With love and gratitude,

Helen xx


Devasom Khao Lak Beach Resort & Villas

May 4, 2023

Photography – Helen Janneson Bense

Location – Devasom Khao Lak Beach Resort & Villas | Koh Pah Island | Similan Islands – Thailand

Experiences – Devasom Signature spa | Sunset Beach picnic | Floating breakfast | Koh Pah Island with Khao Lak Wonderland | Similan Islands with Wow Andaman

Accessories – W + Co Seashell Gold Necklace | To the Sea Bodychain | Chillbeans Round Sunglasses

This was my sixth visit to this amazing country and I was so excited to explore a new area. I didn’t realise at the time that Khao Lak is the most perfect place for me. The low key, relaxed, laid back, surf beach vibes are definitely my pace. Khao Lak is also a hub for divers/snorkelers from around the world as there are epic underwater experiences in the nearby islands.

This Thailand trip was a mother/daughter adventure with my sweet angel Jade, an opportunity for us to connect, and also to remind my almost adult teen that the world is filled with endless possibilities and that she can do anything her heart desires in life. It’s that pivotal time in her life where everything is questioned and uncertainty about our path can be overwhelming. My favourite part of this whole trip was watching her confidence grow as she leapt heart first into every experience, embracing the unknown and trusting in herself.

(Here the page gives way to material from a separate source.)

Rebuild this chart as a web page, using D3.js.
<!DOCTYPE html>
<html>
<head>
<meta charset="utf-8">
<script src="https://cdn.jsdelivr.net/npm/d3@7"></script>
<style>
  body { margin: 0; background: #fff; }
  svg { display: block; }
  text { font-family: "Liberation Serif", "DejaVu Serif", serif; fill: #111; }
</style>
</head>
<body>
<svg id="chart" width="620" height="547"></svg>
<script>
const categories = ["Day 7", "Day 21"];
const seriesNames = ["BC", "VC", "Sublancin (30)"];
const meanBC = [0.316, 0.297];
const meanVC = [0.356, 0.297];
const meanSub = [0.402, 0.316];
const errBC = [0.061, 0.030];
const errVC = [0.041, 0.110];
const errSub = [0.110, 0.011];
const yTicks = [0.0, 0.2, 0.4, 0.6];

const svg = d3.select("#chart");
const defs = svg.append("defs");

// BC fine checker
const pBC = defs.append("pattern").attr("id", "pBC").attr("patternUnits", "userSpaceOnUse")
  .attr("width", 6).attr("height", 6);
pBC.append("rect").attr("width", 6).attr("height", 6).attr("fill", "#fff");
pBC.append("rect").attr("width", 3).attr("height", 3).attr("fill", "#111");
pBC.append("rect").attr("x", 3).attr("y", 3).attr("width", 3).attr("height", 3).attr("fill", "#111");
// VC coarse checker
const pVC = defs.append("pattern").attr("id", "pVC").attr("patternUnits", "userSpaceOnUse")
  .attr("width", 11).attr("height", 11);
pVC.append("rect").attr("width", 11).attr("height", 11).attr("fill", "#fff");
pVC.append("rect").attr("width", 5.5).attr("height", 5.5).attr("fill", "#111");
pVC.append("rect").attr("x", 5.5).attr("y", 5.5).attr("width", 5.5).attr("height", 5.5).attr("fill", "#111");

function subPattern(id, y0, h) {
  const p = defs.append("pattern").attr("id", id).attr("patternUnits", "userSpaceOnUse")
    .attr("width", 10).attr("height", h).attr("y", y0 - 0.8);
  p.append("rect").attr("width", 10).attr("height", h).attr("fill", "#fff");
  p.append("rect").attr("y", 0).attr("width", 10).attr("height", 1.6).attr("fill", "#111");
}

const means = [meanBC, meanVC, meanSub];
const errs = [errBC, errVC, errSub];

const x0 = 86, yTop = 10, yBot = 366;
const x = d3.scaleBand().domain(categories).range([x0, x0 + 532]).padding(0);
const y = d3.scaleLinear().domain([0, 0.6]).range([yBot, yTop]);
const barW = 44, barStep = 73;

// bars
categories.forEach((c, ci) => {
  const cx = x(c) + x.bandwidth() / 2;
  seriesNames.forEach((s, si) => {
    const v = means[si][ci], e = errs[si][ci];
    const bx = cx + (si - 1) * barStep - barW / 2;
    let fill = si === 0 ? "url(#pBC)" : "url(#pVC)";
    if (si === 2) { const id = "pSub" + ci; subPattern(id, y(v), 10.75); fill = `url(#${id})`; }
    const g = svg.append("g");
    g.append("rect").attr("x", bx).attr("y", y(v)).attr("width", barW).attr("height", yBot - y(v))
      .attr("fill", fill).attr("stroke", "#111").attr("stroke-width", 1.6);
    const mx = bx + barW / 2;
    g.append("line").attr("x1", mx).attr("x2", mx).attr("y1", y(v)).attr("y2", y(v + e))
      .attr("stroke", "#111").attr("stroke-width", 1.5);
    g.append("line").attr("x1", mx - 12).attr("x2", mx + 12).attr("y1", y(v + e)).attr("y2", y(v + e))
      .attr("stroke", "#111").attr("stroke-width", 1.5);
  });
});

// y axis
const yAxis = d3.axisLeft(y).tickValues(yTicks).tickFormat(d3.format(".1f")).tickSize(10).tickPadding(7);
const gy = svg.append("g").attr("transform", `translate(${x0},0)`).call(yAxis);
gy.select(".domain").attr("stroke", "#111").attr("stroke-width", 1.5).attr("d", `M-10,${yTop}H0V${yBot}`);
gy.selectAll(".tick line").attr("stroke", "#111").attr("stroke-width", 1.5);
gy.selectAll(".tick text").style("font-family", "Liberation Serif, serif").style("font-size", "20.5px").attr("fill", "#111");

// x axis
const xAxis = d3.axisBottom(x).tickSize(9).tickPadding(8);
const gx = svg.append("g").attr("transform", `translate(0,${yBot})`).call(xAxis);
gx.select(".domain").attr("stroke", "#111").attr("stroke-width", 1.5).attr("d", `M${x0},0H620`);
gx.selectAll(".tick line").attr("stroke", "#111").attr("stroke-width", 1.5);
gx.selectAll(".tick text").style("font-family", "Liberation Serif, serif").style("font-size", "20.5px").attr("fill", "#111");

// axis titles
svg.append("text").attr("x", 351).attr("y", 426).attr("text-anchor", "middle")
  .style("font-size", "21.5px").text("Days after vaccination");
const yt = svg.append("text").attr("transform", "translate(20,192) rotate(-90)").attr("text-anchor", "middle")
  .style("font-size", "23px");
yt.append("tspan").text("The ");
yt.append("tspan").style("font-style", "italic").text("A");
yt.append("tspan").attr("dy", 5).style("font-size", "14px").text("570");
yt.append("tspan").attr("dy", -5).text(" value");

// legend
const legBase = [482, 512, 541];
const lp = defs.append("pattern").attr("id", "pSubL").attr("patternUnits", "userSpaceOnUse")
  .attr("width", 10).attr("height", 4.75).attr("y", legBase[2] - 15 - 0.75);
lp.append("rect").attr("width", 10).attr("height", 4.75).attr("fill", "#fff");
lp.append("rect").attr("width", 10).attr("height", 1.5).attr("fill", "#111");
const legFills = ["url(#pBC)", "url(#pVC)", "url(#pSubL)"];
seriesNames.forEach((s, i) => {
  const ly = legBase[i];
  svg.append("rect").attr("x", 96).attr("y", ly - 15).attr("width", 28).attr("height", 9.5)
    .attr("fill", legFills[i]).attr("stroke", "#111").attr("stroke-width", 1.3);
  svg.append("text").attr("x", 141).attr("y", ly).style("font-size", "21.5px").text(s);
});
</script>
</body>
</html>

We stayed at the stunning Devasom Khao Lak Beach resort & villas, located just over an hour from Phuket. The location is quiet, peaceful, where the ocean and forest meet, creating a timeless sanctuary in nature. The resort name, Devasom, is derived from Sanskrit meaning ‘Angels Residence.’ I can confirm it indeed feels like the most angelic, heavenly place. You are greeted with a gong that echoes its harmonious resonance through your entire being. Every afternoon magnificent light rays pierce the sky creating picturesque views and dreamlike feelings. The kind, friendly faces that greet you each day warm your heart and make you feel at home. You’ll soon lose all sense of time as the tropical scents and soothing sounds elevate you. You’ll feel as though you are walking on a cloud. It’s been a sensory joy for me each day noticing all the sacred geometric design details, spotting wildlife, and taking in the serene nature. Every sunrise and sunset has been a deeply spiritual experience.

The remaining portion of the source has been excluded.